I’ve recently had the chance to interview Luc Bossé, the founder and editor of Montreal’s Pow Pow Press, about their work and their upcoming releases. They’ve recently released three books in English: Art Wars by Francis Desharnais, Earthbound by Blonk and Going Under by Zviane. Each of these books has a unique style and I found all of them to be a fantastic read. I decided to take a quick look at these three new graphic novels.
The premise is silly and, while a thoughtful analysis of art in society permeates the book, there are plenty of gags to keep the book light and breezy. There’s a recurring gag about how tiring it becomes to constantly listen to the same music, over and over again. Once the artists have been abducted, a couple back on earth complains about the lack of new music. They are stuck endlessly listening to old CCR albums without any new material in sight. They just don’t know of anything else so CCR hits are on repeat until something better comes along, but the artists are gone, so nothing new will ever come.

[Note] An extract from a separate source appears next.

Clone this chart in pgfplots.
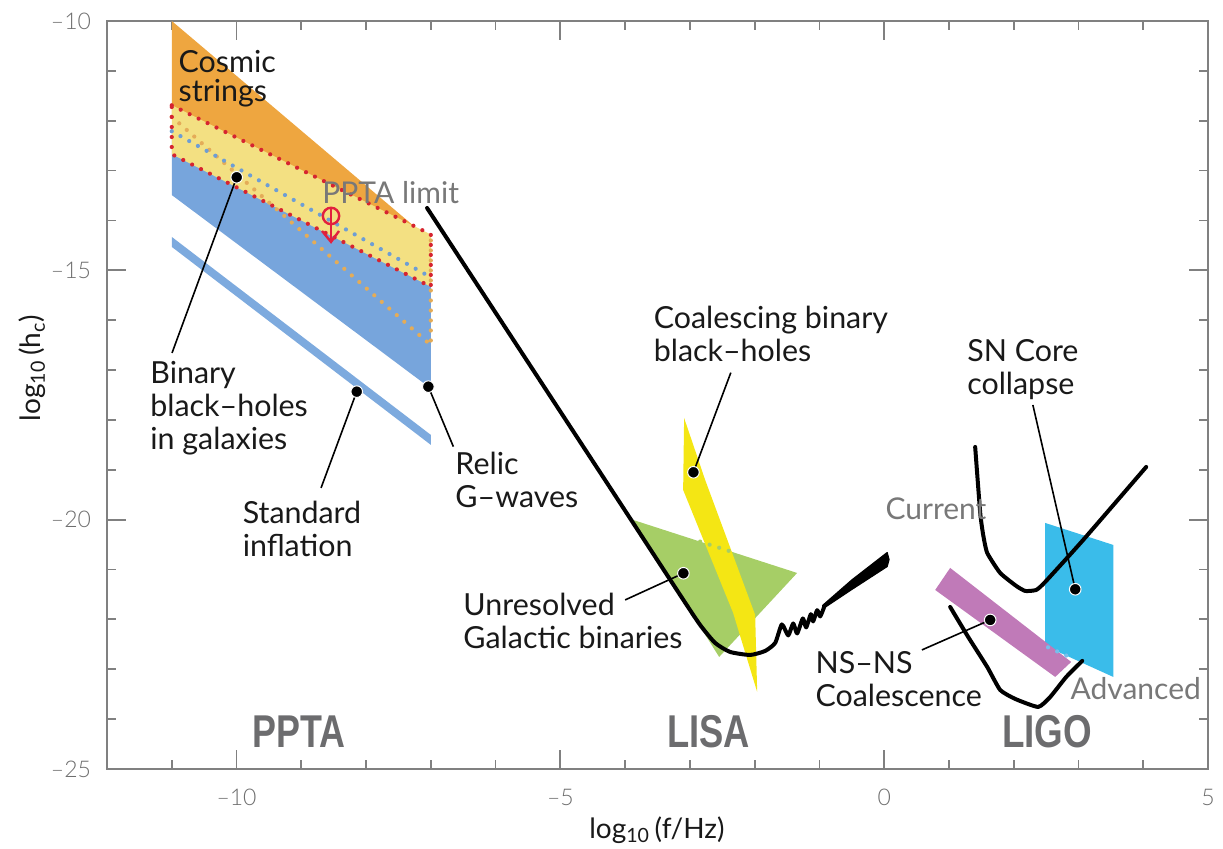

Each page is a sequence of mostly static images panel-to-panel where people are talking to each other. It feels jarring at first because of this lack of movement. My initial fear was that it might feel stale. I was pleasantly surprised by how often the story shifts focus. It travels from the remaining humans, to the aliens’ home world, to the artists abducted by the aliens and the interstellar travel required to get from Earth to the aliens’ homeworld. There’s enough change and variety to keep things interesting
throughout the whole book. Desharnais comes from a background in animation which may explain the concept of the art as a series of mostly immobile panels. In the hands of a less experienced cartoonist, this could have turned into a boring disaster, but here we have a truly outstanding work in minimalist comics.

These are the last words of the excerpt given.